[START OF INPUT MATERIAL]

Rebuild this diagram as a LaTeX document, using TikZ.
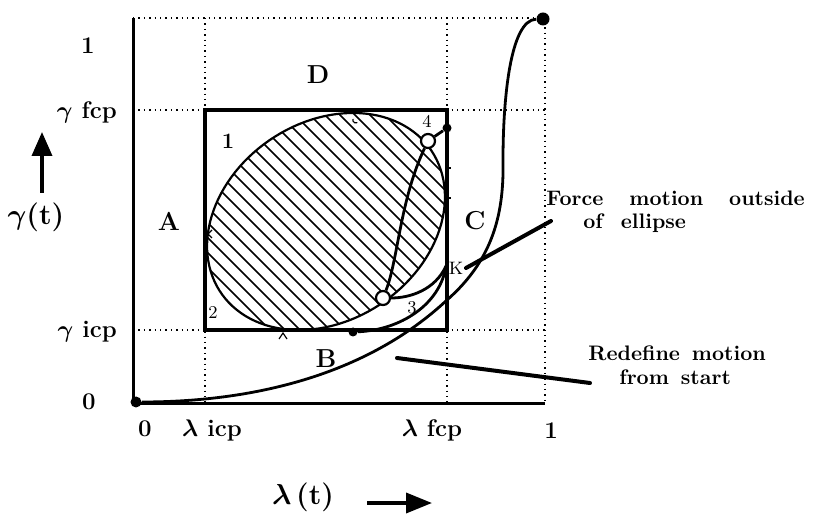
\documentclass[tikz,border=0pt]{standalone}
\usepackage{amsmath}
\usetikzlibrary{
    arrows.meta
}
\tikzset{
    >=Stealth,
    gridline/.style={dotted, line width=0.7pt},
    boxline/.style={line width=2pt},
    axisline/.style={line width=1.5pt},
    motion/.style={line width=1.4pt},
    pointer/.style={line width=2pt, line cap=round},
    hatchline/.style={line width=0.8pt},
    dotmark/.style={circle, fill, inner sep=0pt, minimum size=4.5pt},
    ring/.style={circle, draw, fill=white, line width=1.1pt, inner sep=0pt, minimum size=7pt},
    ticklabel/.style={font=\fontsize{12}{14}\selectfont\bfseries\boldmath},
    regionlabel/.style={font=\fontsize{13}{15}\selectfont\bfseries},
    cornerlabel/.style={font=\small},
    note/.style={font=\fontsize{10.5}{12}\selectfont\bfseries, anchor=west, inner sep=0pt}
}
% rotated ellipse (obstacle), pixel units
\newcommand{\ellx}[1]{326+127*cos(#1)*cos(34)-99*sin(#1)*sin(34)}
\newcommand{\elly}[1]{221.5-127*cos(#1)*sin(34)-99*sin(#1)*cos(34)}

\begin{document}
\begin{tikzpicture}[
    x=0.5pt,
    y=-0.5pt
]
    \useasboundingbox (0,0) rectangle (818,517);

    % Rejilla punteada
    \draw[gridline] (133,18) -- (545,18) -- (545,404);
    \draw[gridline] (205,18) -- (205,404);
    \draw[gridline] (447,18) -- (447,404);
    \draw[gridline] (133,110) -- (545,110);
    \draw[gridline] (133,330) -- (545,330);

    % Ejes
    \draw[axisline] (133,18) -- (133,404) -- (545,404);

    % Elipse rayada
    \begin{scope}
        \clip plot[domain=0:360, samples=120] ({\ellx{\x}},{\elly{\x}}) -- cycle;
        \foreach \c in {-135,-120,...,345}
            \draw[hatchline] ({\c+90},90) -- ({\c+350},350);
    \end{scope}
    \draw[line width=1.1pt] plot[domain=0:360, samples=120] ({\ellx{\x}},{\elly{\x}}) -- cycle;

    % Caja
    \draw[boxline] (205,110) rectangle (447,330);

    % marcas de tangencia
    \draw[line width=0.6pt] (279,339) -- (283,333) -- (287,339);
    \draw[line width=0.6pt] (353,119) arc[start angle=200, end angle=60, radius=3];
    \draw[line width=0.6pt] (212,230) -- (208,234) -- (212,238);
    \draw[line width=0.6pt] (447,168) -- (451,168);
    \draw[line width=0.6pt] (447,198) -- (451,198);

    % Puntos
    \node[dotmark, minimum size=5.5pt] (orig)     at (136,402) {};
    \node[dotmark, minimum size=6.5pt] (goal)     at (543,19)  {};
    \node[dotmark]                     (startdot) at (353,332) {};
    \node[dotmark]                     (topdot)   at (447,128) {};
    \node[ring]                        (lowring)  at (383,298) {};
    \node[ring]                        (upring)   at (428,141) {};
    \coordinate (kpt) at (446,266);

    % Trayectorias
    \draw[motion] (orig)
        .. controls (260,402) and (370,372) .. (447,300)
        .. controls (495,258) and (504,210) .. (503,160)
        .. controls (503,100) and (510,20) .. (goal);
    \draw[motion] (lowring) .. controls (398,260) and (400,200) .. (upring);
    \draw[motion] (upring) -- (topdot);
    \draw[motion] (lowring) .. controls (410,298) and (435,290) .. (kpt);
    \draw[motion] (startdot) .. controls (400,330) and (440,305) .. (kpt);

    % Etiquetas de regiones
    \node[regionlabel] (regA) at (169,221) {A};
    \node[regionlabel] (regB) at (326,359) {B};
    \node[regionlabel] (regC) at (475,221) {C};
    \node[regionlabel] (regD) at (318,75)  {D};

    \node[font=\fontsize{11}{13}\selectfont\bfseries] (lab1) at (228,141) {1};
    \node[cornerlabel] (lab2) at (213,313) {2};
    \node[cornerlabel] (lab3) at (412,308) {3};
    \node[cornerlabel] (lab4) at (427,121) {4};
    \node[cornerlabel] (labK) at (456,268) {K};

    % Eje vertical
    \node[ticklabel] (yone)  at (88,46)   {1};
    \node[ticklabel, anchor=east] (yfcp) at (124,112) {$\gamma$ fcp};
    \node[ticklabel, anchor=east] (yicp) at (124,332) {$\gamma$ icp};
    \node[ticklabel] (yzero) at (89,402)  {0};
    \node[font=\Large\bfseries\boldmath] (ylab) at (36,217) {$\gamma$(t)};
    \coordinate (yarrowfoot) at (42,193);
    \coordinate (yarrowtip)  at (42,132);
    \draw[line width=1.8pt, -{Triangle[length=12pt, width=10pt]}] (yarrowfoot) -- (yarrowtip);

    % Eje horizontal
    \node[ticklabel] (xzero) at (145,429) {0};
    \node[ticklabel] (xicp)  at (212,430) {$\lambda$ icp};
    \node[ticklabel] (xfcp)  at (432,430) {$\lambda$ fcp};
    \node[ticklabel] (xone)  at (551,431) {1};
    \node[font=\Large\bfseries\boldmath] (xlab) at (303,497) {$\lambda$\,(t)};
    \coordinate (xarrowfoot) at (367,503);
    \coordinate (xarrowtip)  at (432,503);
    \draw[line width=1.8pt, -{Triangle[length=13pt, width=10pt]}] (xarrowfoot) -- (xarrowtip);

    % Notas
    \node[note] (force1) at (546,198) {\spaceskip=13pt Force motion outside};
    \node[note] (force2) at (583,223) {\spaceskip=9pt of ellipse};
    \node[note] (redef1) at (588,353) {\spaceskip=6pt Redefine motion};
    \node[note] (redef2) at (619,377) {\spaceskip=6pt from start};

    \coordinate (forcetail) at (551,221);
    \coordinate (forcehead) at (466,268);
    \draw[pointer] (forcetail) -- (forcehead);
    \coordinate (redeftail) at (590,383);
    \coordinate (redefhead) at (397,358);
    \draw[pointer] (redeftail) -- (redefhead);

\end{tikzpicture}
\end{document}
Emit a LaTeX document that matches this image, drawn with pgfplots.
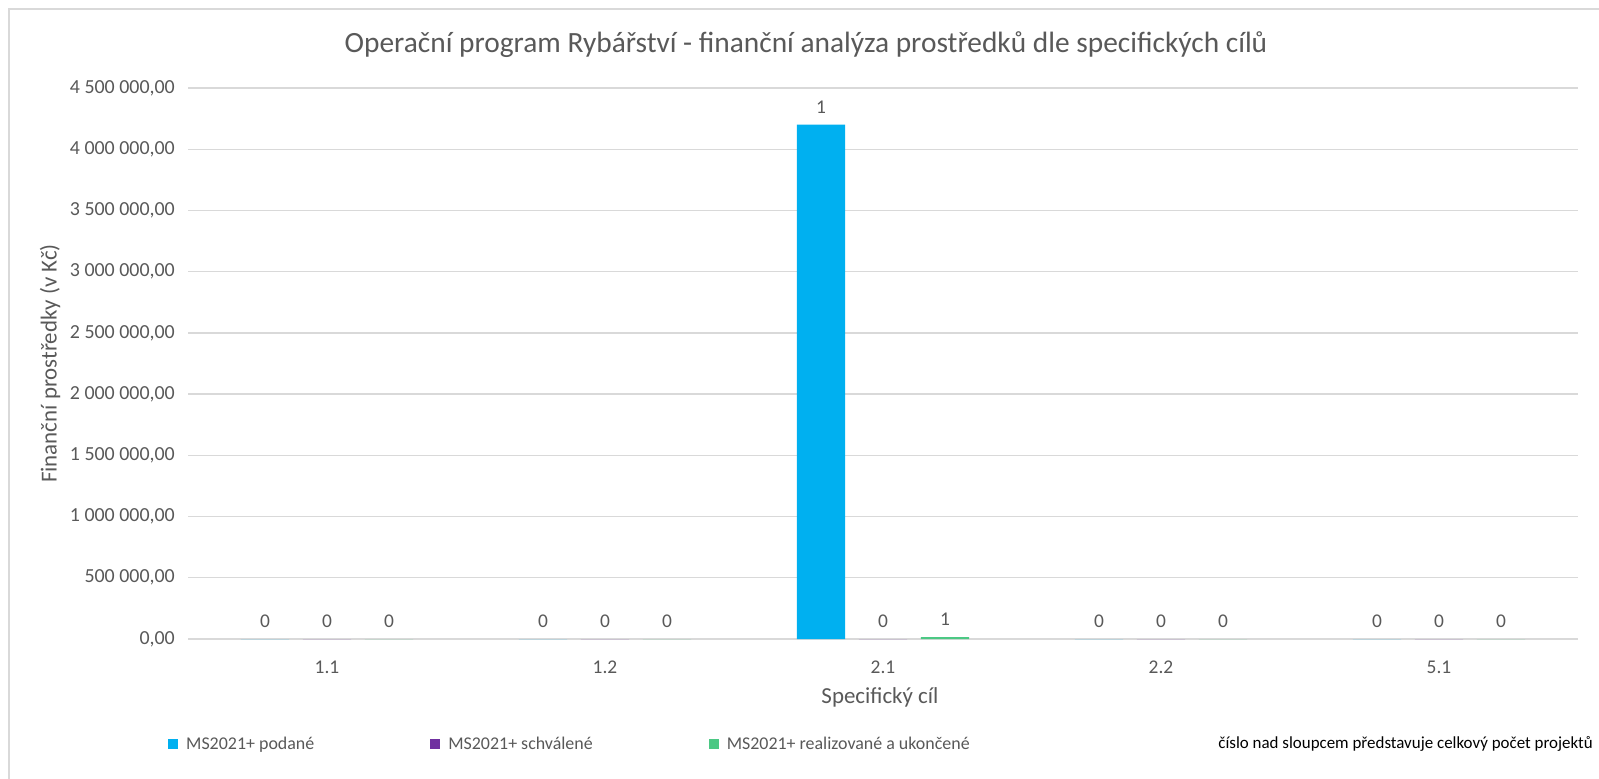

[END OF INPUT MATERIAL]

> [TASK GOAL] Print each entry shown above with exact wording and no pictures.

> [ANSWER FOR THE TASK]
Rebuild this diagram as a LaTeX document, using TikZ.
\documentclass[tikz,border=0pt]{standalone}
\usepackage{amsmath}
\usetikzlibrary{
    arrows.meta
}
\tikzset{
    >=Stealth,
    gridline/.style={dotted, line width=0.7pt},
    boxline/.style={line width=2pt},
    axisline/.style={line width=1.5pt},
    motion/.style={line width=1.4pt},
    pointer/.style={line width=2pt, line cap=round},
    hatchline/.style={line width=0.8pt},
    dotmark/.style={circle, fill, inner sep=0pt, minimum size=4.5pt},
    ring/.style={circle, draw, fill=white, line width=1.1pt, inner sep=0pt, minimum size=7pt},
    ticklabel/.style={font=\fontsize{12}{14}\selectfont\bfseries\boldmath},
    regionlabel/.style={font=\fontsize{13}{15}\selectfont\bfseries},
    cornerlabel/.style={font=\small},
    note/.style={font=\fontsize{10.5}{12}\selectfont\bfseries, anchor=west, inner sep=0pt}
}
% rotated ellipse (obstacle), pixel units
\newcommand{\ellx}[1]{326+127*cos(#1)*cos(34)-99*sin(#1)*sin(34)}
\newcommand{\elly}[1]{221.5-127*cos(#1)*sin(34)-99*sin(#1)*cos(34)}

\begin{document}
\begin{tikzpicture}[
    x=0.5pt,
    y=-0.5pt
]
    \useasboundingbox (0,0) rectangle (818,517);

    % Rejilla punteada
    \draw[gridline] (133,18) -- (545,18) -- (545,404);
    \draw[gridline] (205,18) -- (205,404);
    \draw[gridline] (447,18) -- (447,404);
    \draw[gridline] (133,110) -- (545,110);
    \draw[gridline] (133,330) -- (545,330);

    % Ejes
    \draw[axisline] (133,18) -- (133,404) -- (545,404);

    % Elipse rayada
    \begin{scope}
        \clip plot[domain=0:360, samples=120] ({\ellx{\x}},{\elly{\x}}) -- cycle;
        \foreach \c in {-135,-120,...,345}
            \draw[hatchline] ({\c+90},90) -- ({\c+350},350);
    \end{scope}
    \draw[line width=1.1pt] plot[domain=0:360, samples=120] ({\ellx{\x}},{\elly{\x}}) -- cycle;

    % Caja
    \draw[boxline] (205,110) rectangle (447,330);

    % marcas de tangencia
    \draw[line width=0.6pt] (279,339) -- (283,333) -- (287,339);
    \draw[line width=0.6pt] (353,119) arc[start angle=200, end angle=60, radius=3];
    \draw[line width=0.6pt] (212,230) -- (208,234) -- (212,238);
    \draw[line width=0.6pt] (447,168) -- (451,168);
    \draw[line width=0.6pt] (447,198) -- (451,198);

    % Puntos
    \node[dotmark, minimum size=5.5pt] (orig)     at (136,402) {};
    \node[dotmark, minimum size=6.5pt] (goal)     at (543,19)  {};
    \node[dotmark]                     (startdot) at (353,332) {};
    \node[dotmark]                     (topdot)   at (447,128) {};
    \node[ring]                        (lowring)  at (383,298) {};
    \node[ring]                        (upring)   at (428,141) {};
    \coordinate (kpt) at (446,266);

    % Trayectorias
    \draw[motion] (orig)
        .. controls (260,402) and (370,372) .. (447,300)
        .. controls (495,258) and (504,210) .. (503,160)
        .. controls (503,100) and (510,20) .. (goal);
    \draw[motion] (lowring) .. controls (398,260) and (400,200) .. (upring);
    \draw[motion] (upring) -- (topdot);
    \draw[motion] (lowring) .. controls (410,298) and (435,290) .. (kpt);
    \draw[motion] (startdot) .. controls (400,330) and (440,305) .. (kpt);

    % Etiquetas de regiones
    \node[regionlabel] (regA) at (169,221) {A};
    \node[regionlabel] (regB) at (326,359) {B};
    \node[regionlabel] (regC) at (475,221) {C};
    \node[regionlabel] (regD) at (318,75)  {D};

    \node[font=\fontsize{11}{13}\selectfont\bfseries] (lab1) at (228,141) {1};
    \node[cornerlabel] (lab2) at (213,313) {2};
    \node[cornerlabel] (lab3) at (412,308) {3};
    \node[cornerlabel] (lab4) at (427,121) {4};
    \node[cornerlabel] (labK) at (456,268) {K};

    % Eje vertical
    \node[ticklabel] (yone)  at (88,46)   {1};
    \node[ticklabel, anchor=east] (yfcp) at (124,112) {$\gamma$ fcp};
    \node[ticklabel, anchor=east] (yicp) at (124,332) {$\gamma$ icp};
    \node[ticklabel] (yzero) at (89,402)  {0};
    \node[font=\Large\bfseries\boldmath] (ylab) at (36,217) {$\gamma$(t)};
    \coordinate (yarrowfoot) at (42,193);
    \coordinate (yarrowtip)  at (42,132);
    \draw[line width=1.8pt, -{Triangle[length=12pt, width=10pt]}] (yarrowfoot) -- (yarrowtip);

    % Eje horizontal
    \node[ticklabel] (xzero) at (145,429) {0};
    \node[ticklabel] (xicp)  at (212,430) {$\lambda$ icp};
    \node[ticklabel] (xfcp)  at (432,430) {$\lambda$ fcp};
    \node[ticklabel] (xone)  at (551,431) {1};
    \node[font=\Large\bfseries\boldmath] (xlab) at (303,497) {$\lambda$\,(t)};
    \coordinate (xarrowfoot) at (367,503);
    \coordinate (xarrowtip)  at (432,503);
    \draw[line width=1.8pt, -{Triangle[length=13pt, width=10pt]}] (xarrowfoot) -- (xarrowtip);

    % Notas
    \node[note] (force1) at (546,198) {\spaceskip=13pt Force motion outside};
    \node[note] (force2) at (583,223) {\spaceskip=9pt of ellipse};
    \node[note] (redef1) at (588,353) {\spaceskip=6pt Redefine motion};
    \node[note] (redef2) at (619,377) {\spaceskip=6pt from start};

    \coordinate (forcetail) at (551,221);
    \coordinate (forcehead) at (466,268);
    \draw[pointer] (forcetail) -- (forcehead);
    \coordinate (redeftail) at (590,383);
    \coordinate (redefhead) at (397,358);
    \draw[pointer] (redeftail) -- (redefhead);

\end{tikzpicture}
\end{document}
Emit a LaTeX document that matches this image, drawn with pgfplots.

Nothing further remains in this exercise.